The pan-Yoruba group, Afenifere, has thrown its weight behind President Goodluck Jonathan’s decision not to grant amnesty to the Islamic sect, Boko Haram. A chieftain of the group, Ayo Adebanjo, toldSaturday PUNCH in a telephone interview on Friday that the President’s stance was a step in the right direction.
The Sultan of Sokoto, Alhaji Sa’ad Abubakar lll, had on Tuesday appealed to the Federal Government to grant “total amnesty” to all the armed groups operating in Nigeria, including Boko Haram.
The Sultan, who is also the President of Jama’atul Nasril Islam, made the call in Kaduna at the annual meeting of the Central Council of the organisation.
But the President, in a veiled reaction to the Sultan’s call during his official visit to Yobe State on Thursday, said he could not grant amnesty to ghosts.
Adebanjo said, “What the President said made sense; how can you grant amnesty to people who you don’t know, people who don’t have a face? What the President said was common sense. They have not come forward to state what they are fighting for.”
He said it was wrong for anyone to compare the Boko Haram elements with Niger Delta militants, who enjoyed amnesty.
Another Afenifere, Pa Reuben Fasoranti, said there was no way the Federal Government would grant amnesty to faceless criminals.
He urged the Sultan not to feel slighted because the President rejected his amnesty suggestion, but to rather work with the government to curtail the activities of the sect.
He said, “President Jonathan’s position is most acceptable and commendable. There is no way government could negotiate with faceless criminals.
“It had happened in other countries and it fizzled out. These criminals cannot sustain their lawlessness for too long. They will soon be tired and fizzle out of existence.”
The North has, however, risen in defence of the Sultan’s suggestion to the President.
The Arewa Consultative Forum noted that the Sultan’s request should not be seen as out of tune as the suggestion may be a way of encouraging the sect leaders to come out for a dialogue.
The forum insisted that the use of force against a “faceless” group had not been successful anywhere in the world.
Its National Publicity Secretary, in a text message to one of our correspondents in Kaduna on Friday said, “When you ask ACF to react to the Sultan’s suggestion for general amnesty and the President’s saying that there cannot be a dialogue and amnesty for a faceless group, I wonder what you want me to say.
“I do not think the Sultan meant amnesty without conditions.
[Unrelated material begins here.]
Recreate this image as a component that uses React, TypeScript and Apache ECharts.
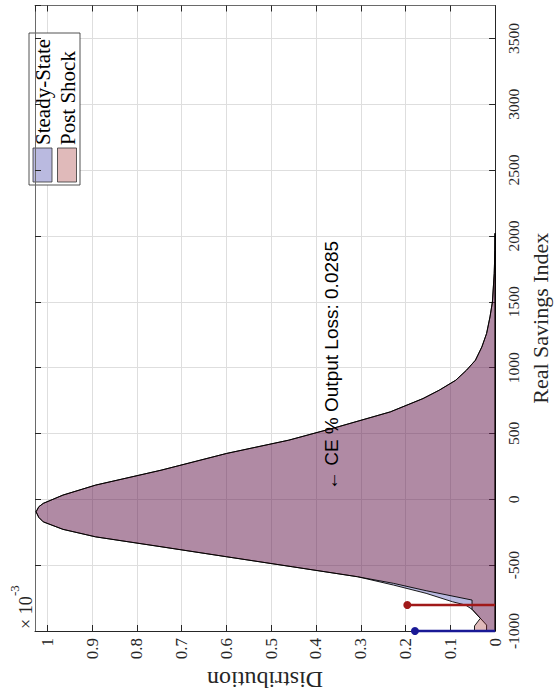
import React, { useEffect, useRef } from "react";
import * as echarts from "echarts";

// Steady-state wealth distribution (density in units of 1e-3) over the savings grid
const steadySavings = [2020, 1891, 1714, 1498, 1385, 1259, 1157, 1056, 980, 904, 829, 765, 664, 550, 449, 348, 221, 108, 32, -31, -57, -95, -137, -171, -228, -285, -360, -436, -512, -588, -651, -714, -778, -803, -835, -955, -1000];
const steadyDensity = [0, 0.0004, 0.002, 0.006, 0.0114, 0.019, 0.0296, 0.044, 0.064, 0.088, 0.1246, 0.161, 0.234, 0.351, 0.461, 0.6, 0.746, 0.892, 0.965, 1.009, 1.019, 1.025, 1.019, 1.009, 0.965, 0.892, 0.746, 0.6, 0.453, 0.307, 0.227, 0.154, 0.095, 0.066, 0.0515, 0.019, 0.019];

// Post-shock distribution
const shockSavings = [2020, 1891, 1714, 1498, 1385, 1259, 1157, 1056, 980, 904, 829, 765, 664, 550, 449, 348, 221, 108, 32, -31, -57, -95, -137, -171, -228, -285, -360, -436, -512, -588, -638, -694, -765, -835, -904, -962, -1000];
const shockDensity = [0, 0.0004, 0.002, 0.006, 0.0114, 0.019, 0.0296, 0.044, 0.064, 0.088, 0.1246, 0.161, 0.234, 0.351, 0.461, 0.6, 0.746, 0.892, 0.965, 1.009, 1.019, 1.025, 1.019, 1.009, 0.965, 0.892, 0.746, 0.6, 0.453, 0.307, 0.227, 0.154, 0.0515, 0.0515, 0.033, 0.046, 0.046];

// Point masses at the borrowing limits: [steady-state, post-shock]
const massSavings = [-1000, -803];
const massDensity = [0.179, 0.196];

const seriesNames = ["Steady-State", "Post Shock"];
const annotation = "\u2190 CE % Output Loss: 0.0285";

const serif = "'Liberation Serif', 'Times New Roman', serif";
const sans = "'Liberation Sans', Arial, Helvetica, sans-serif";
const ink = "#262626";

const blueFill = "rgba(25,25,153,0.3)";
const redFill = "rgba(153,25,25,0.3)";
const blueLine = "rgb(25,25,150)";
const redLine = "rgb(160,25,25)";

function areaSeries(name: string, sav: number[], dens: number[], fill: string, z: number) {
  const poly = [[0, sav[0]], ...sav.map((s, i) => [dens[i], s]), [0, sav[sav.length - 1]]];
  return {
    type: "custom",
    name,
    coordinateSystem: "cartesian2d",
    data: poly,
    encode: { x: 0, y: 1 },
    z,
    silent: true,
    renderItem: (params: any, api: any) => {
      if (params.dataIndex !== 0) return null;
      const points = poly.map((p) => api.coord(p));
      return {
        type: "polygon",
        shape: { points },
        style: { fill, stroke: "#000", lineWidth: 0.9 },
      };
    },
  };
}

function stemSeries(i: number, color: string) {
  return {
    type: "line",
    clip: false,
    z: 10,
    silent: true,
    data: [
      { value: [0, massSavings[i]], symbolSize: 0 },
      { value: [massDensity[i], massSavings[i]], symbolSize: 8 },
    ],
    symbol: "circle",
    showSymbol: true,
    lineStyle: { color, width: 2.6 },
    itemStyle: { color },
  };
}

const distMax = 1.0274;
const savMin = -1000;
const savMax = 3750;

export default function App() {
  const ref = useRef<HTMLDivElement>(null);
  useEffect(() => {
    if (!ref.current) return;
    const chart = echarts.init(ref.current, undefined, { renderer: "svg" });
    const fmtDist = (v: number) => (Math.abs(v) < 1e-9 ? "0" : String(+v.toFixed(1)));
    const baseX = {
      type: "value",
      inverse: true,
      min: 0,
      max: distMax,
      interval: 0.1,
    };
    const baseY = {
      type: "value",
      min: savMin,
      max: savMax,
      interval: 500,
    };
    chart.setOption({
      animation: false,
      grid: { left: 35, right: 55.5, top: 5.5, bottom: 69, containLabel: false },
      xAxis: [
        {
          ...baseX,
          position: "bottom",
          axisLine: { show: true, onZero: false, lineStyle: { color: ink, width: 1 } },
          axisTick: { show: true, inside: true, length: 6, lineStyle: { color: ink } },
          axisLabel: {
            rotate: 90,
            margin: 7,
            fontFamily: serif,
            fontSize: 17,
            color: ink,
            showMaxLabel: false,
            formatter: fmtDist,
          },
          splitLine: { show: true, lineStyle: { color: "#dedede", width: 1 } },
          name: "Distribution",
          nameLocation: "middle",
          nameRotate: 180,
          nameGap: 37,
          nameTextStyle: { fontFamily: serif, fontSize: 24, color: ink },
        },
        {
          ...baseX,
          position: "top",
          axisLine: { show: true, onZero: false, lineStyle: { color: "#6a6a6a", width: 1 } },
          axisTick: { show: true, inside: true, length: 6, lineStyle: { color: ink } },
          axisLabel: { show: false },
          splitLine: { show: false },
        },
      ],
      yAxis: [
        {
          ...baseY,
          position: "right",
          axisLine: { show: true, onZero: false, lineStyle: { color: ink, width: 1 } },
          axisTick: { show: true, inside: true, length: 6, lineStyle: { color: ink } },
          axisLabel: {
            rotate: 90,
            margin: 10,
            fontFamily: serif,
            fontSize: 15.5,
            color: ink,
            showMaxLabel: false,
            formatter: (v: number) => String(v),
          },
          splitLine: { show: true, lineStyle: { color: "#dedede", width: 1 } },
          name: "Real Savings Index",
          nameLocation: "middle",
          nameGap: 26,
          nameTextStyle: { fontFamily: serif, fontSize: 22, color: ink },
        },
        {
          ...baseY,
          position: "left",
          axisLine: { show: true, onZero: false, lineStyle: { color: "#6a6a6a", width: 1 } },
          axisTick: { show: true, inside: true, length: 6, lineStyle: { color: ink } },
          axisLabel: { show: false },
          splitLine: { show: false },
        },
      ],
      series: [
        areaSeries(seriesNames[0], steadySavings, steadyDensity, blueFill, 2),
        areaSeries(seriesNames[1], shockSavings, shockDensity, redFill, 3),
        stemSeries(0, blueLine),
        stemSeries(1, redLine),
      ],
    });

    // Annotation anchored in data coordinates, legend and axis exponent as overlays
    const at = chart.convertToPixel({ gridIndex: 0 }, [0.365, 70]) as number[];
    const corner = chart.convertToPixel({ gridIndex: 0 }, [distMax, savMin]) as number[];
    const rot = Math.PI / 2;
    chart.setOption({
      graphic: [
        {
          type: "text",
          x: at[0],
          y: at[1],
          rotation: rot,
          z: 20,
          style: { text: annotation, font: `19px ${sans}`, fill: "#000", align: "left", verticalAlign: "middle" },
        },
        {
          type: "text",
          x: corner[0] - 9,
          y: corner[1] - 2,
          rotation: rot,
          style: { text: "\u00d7 10", font: `18px ${serif}`, fill: ink, align: "left", verticalAlign: "middle" },
        },
        {
          type: "text",
          x: corner[0] - 21,
          y: corner[1] - 35,
          rotation: rot,
          style: { text: "-3", font: `13px ${serif}`, fill: ink, align: "left", verticalAlign: "middle" },
        },
        {
          type: "group",
          z: 30,
          children: [
            { type: "rect", shape: { x: 29, y: 33, width: 51, height: 152 }, style: { fill: "#fff", stroke: ink, lineWidth: 0.8 } },
            { type: "rect", shape: { x: 33, y: 148, width: 19, height: 34 }, style: { fill: blueFill, stroke: "#333", lineWidth: 0.8 } },
            { type: "rect", shape: { x: 57.5, y: 148, width: 19, height: 34 }, style: { fill: redFill, stroke: "#333", lineWidth: 0.8 } },
            {
              type: "text", x: 43, y: 145, rotation: rot,
              style: { text: seriesNames[0], font: `21px ${serif}`, fill: "#000", align: "left", verticalAlign: "middle" },
            },
            {
              type: "text", x: 67.5, y: 145, rotation: rot,
              style: { text: seriesNames[1], font: `21px ${serif}`, fill: "#000", align: "left", verticalAlign: "middle" },
            },
          ],
        },
      ],
    });
    return () => chart.dispose();
  }, []);
  return (
    <div
      ref={ref}
      style={{ position: "fixed", left: 0, top: 0, width: 559, height: 700, background: "#fff" }}
    />
  );
}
And because the leaders of Boko Haram may be afraid to show themselves for a dialogue, the Sultan may be suggesting an offer of amnesty in the hope of encouraging them to come out for the dialogue without fear for their lives.
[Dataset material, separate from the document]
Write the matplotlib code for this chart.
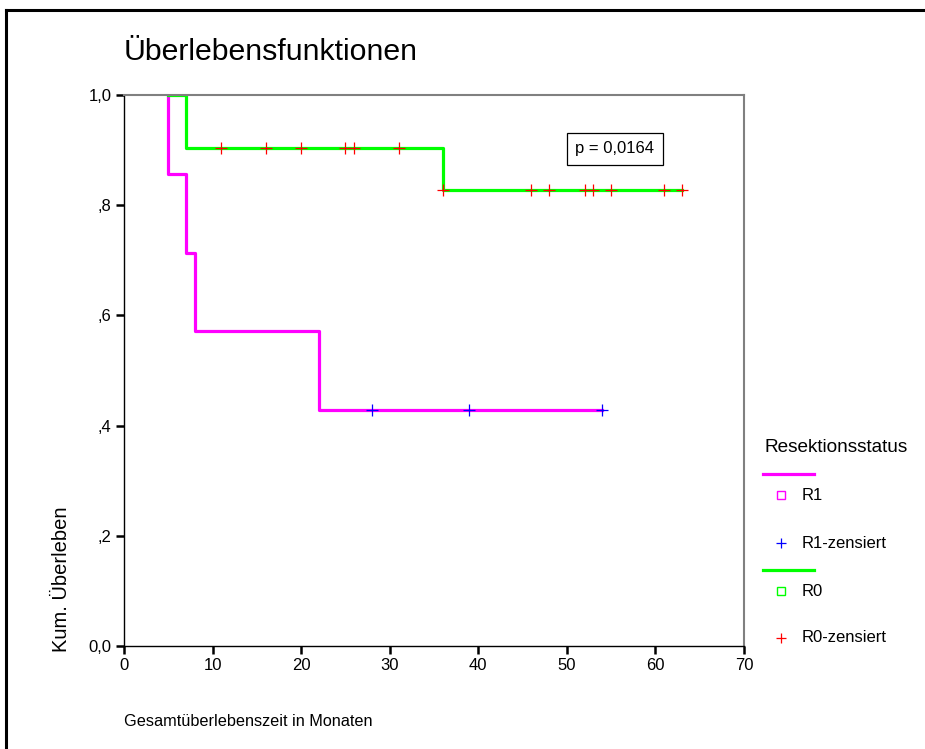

“That is to say, the Sultan may be saying in his own way that the government needs to go beyond rhetoric and do something practical in order to make the leaders of the sect show their faces.
“Mr. President may be right when he said the government could not have a dialogue with a faceless group. Yet, he cannot say it is not the responsibility of the government to find a way of bringing leaders of the sect into the negotiation table, however difficult.”
Meanwhile, Governor Shettima Kashim of Borno State on Friday appealed to the President not to treat the issue of dialogue and negotiation with levity.
“It is our duty to unearth the ghosts that we seek to negotiate with. Getting just one person can lead to getting hundreds more,” he said.
The governor said that the ultimate resolution of the Boko Haram crisis was in a resort to a political solution.
He advised that the spirit of dialogue and negotiation should be embraced “to end this dark phase of our life as a nation in general and Borno State in particular.”